A cold wallet keeps private keys on a device that is offline. Use cold storage for long-term holding or higher-value funds where reducing online exposure matters more than convenience.

For basic wallet choice, start with Get a Wallet. For general safety habits, read Security Basics.

Available Options#

Option Use when Start here
Ergo Mobile Wallet cold mode You want an offline phone to sign transactions via QR flow. Ergo Mobile Wallet and EIP-0019
Ledger with Nautilus You want hardware signing while using a browser wallet for dApps and payments. Ledger and Nautilus
Ledger developer stack You are testing or integrating the current Ergo Ledger app and JavaScript bindings. Ledger and Hardware Wallet Integration
Paper wallet You want offline key generation for deep storage and understand spending risk. Paper Wallet
Multisig You want shared custody or separate signing authority instead of one cold key. Multisig

What Cold Means#

Wallet type Network exposure Best use
Hot wallet Online device holds keys and signs transactions. Daily use, dApps, small balances.
Hardware wallet Dedicated signing device protects keys. Higher-value custody with easier spending.
Cold wallet Offline device holds keys and signs without network access. Long-term storage and reduced online attack surface.
Paper wallet Seed or key material stored offline on paper or metal. Deep storage only; spending is error-prone.

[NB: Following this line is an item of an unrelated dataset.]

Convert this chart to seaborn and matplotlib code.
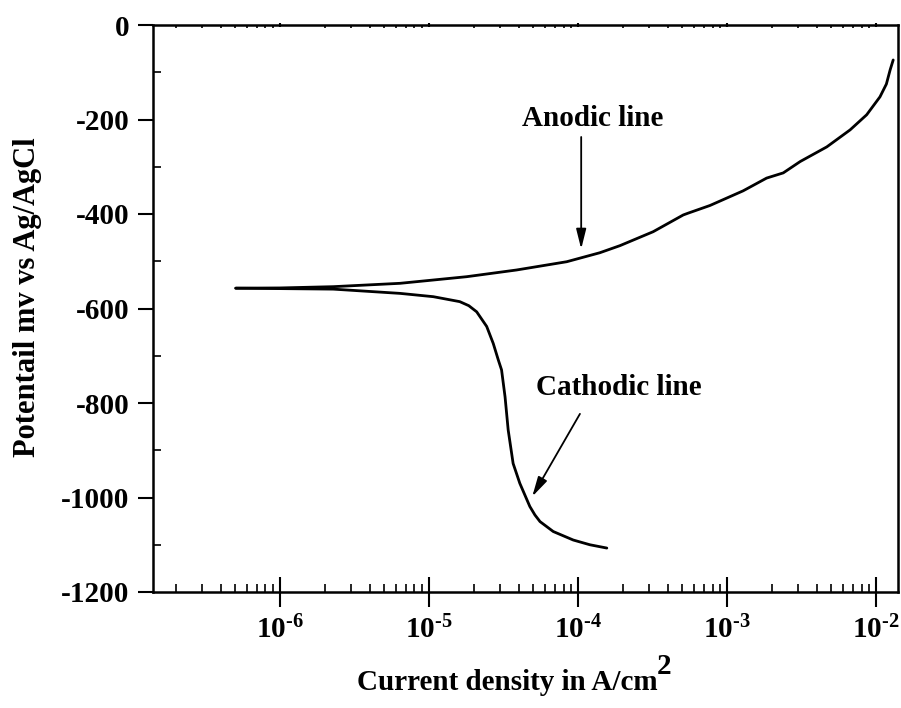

Cold storage reduces remote theft risk, but it does not remove backup, physical, phishing, or user-error risk.

Ergo Cold Signing#

Ergo's cold-wallet standard is EIP-0019. It defines interaction between:

  • Hot wallet: online device builds and reduces the transaction.
  • Cold wallet: offline device reviews and signs the reduced transaction.

The usual flow:

  1. Hot wallet prepares an unsigned transaction.
  2. Hot wallet reduces it using current blockchain context.
  3. Hot wallet shows a QR code or transfer file.
  4. Cold wallet scans or imports the request.
  5. User checks transaction details on the cold device.
  6. Cold wallet signs and shows a response QR code or file.
  7. Hot wallet scans or imports the signed transaction and broadcasts it.

Private keys stay on the cold device. The online device handles network access and broadcasting.

Setup Checklist#

  • Use a clean device dedicated to cold signing.
  • Factory reset before setup if reusing a phone or small computer.
  • Disable Wi-Fi, Bluetooth, NFC, cellular, and other connectivity before creating or importing keys.
  • Create and verify seed backups offline.
  • Store backups separately from the device.
  • Test with a small amount before moving larger funds.
  • Keep written recovery instructions with backups so funds are not lost if the device fails.

Spending Checklist#

  • Confirm recipient address on the cold device, not only on the hot device.
  • Confirm amount, token, fee, and change address.
  • Reject any transaction you do not understand.
  • Prefer small test sends when using a new workflow.
  • Keep the cold device offline after signing.

Common Mistakes#

  • Photographing or cloud-syncing a seed phrase.
  • Typing a cold-wallet seed into a website, browser wallet, or support chat.
  • Treating a reused online phone as cold without wiping it first.
  • Losing the only seed backup.
  • Signing blind because the hot wallet screen looks correct.
  • Sending all funds before testing recovery and spending.